Ele alertou contra a “fadiga” que alguns padres podem expressar ao participar do processo, observando que testemunhou muito entusiasmo, que acredita poder ajudar a renovar toda a Igreja, incluindo o sacerdócio.

Como alguém conhecido pela teologia mais tradicional, quando perguntado sobre o Caminho Sinodal que está ocorrendo atualmente na Alemanha – onde mais de dois terços de todos os delegados votaram em apoio às mulheres diáconas e expressaram o desejo de uma mudança no entendimento da Igreja sobre a homossexualidade – o cardeal disse que Francisco reiterou que o sínodo não é um processo parlamentar.

“Esta será uma operação delicada, para não ser uma espécie de distorção por ideologias”, disse.

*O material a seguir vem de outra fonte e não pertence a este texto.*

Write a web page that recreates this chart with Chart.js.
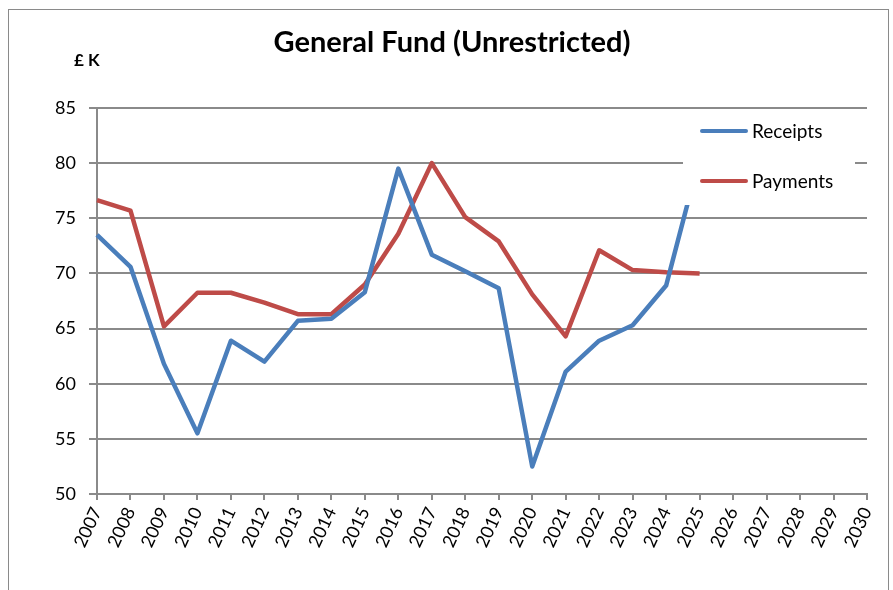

O cardeal disse que, ao considerar o caminho sinodal da Alemanha, o concílio plenário da Austrália e outras iniciativas semelhantes, neste momento a Igreja deve esperar “até o final do processo até que ponto [tais propostas] são aceitáveis para a Igreja universal”.

Há muitas incógnitas, disse ele, mas acrescentou que, em geral, acredita que o processo sinodal global é um sinal de “esperança” e “renovação”.

No entanto, muitos dos críticos mais ferozes do sínodo podem ser encontrados nos Estados Unidos e no mundo de língua inglesa, muitas vezes ligados à resistência a Francisco e suas prioridades. Em dezembro, o cardeal Sean O'Malley, de Boston, disse em uma entrevista que isso era particularmente agudo entre “jovens clérigos conservadores” que muitas vezes têm visões distorcidas de Francisco devido à influência das mídias sociais.

Embora observando que não queria abordar as especificidades da situação na Igreja dos EUA, Ouellet disse que um padre deve sempre exercer seu sacerdócio “em comunhão com e sob Pedro”.

“Talvez eles não estejam felizes porque ele não está do mesmo lado político”, supôs Ouellet. “Mas o critério deles é a política. O que temos que buscar com o papa é seu espírito missionário”.

“Eu convidaria o jovem clérigo a olhar para o papa como um exemplo”, continuou o cardeal. “Um padre deveria estar trabalhando em comunhão com o papa, caso contrário ele deveria se perguntar: ‘O que estou fazendo aqui?’”.